Marilyn Murray Willison on

Unless you are blessed with superior, Zen-like mind control, you have probably noticed an unwelcome uptick in your anxiety levels as you've grown older. It's not uncommon for seniors to be burdened with a variety of age-related concerns -- on top of the ordinary worries everyone else copes with. But it doesn't help us to obsess and worry over scary questions like "What will happen to me if (or when) my health deteriorates?" or "How will I manage if I haven't saved enough money for my retirement?" or "Why do I always feel so lonely?"

If you've ever tormented yourself with these sorts of accusatory questions, you are not alone.

A number of years ago, I went through an intensive "poor, pitiful me" phase during which I beat myself up for what I told myself were a lifetime's worth of poor planning and bad decisions.
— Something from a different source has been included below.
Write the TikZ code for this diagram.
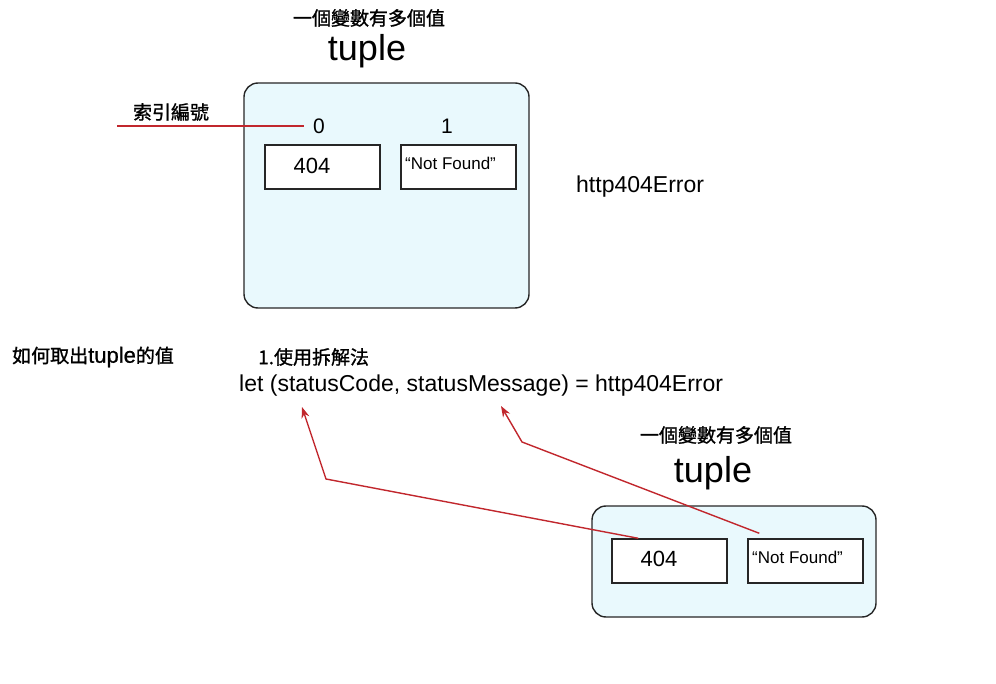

Fortunately, it didn't take me too long to remember the law of attraction, which tells us that the ideas or thought processes we focus on become stronger. My negative mindset was actually making every aspect of my life worse. Yikes!

Around the same time, Elizabeth Taylor started promoting a jewelry line, based on her own impressive collection. My stepdaughter, Laura, works at a jewelry store that once carried the famous actress' designs, and one day she gave me the jewelry line brochure. There, in elegant cursive script, were the words I have since adopted as my all-time favorite phrase: Something wonderful is about to happen.

Since I first read them, those six words have helped me maintain a nearly constant mindset of optimism. What could be more positive and upbeat than that?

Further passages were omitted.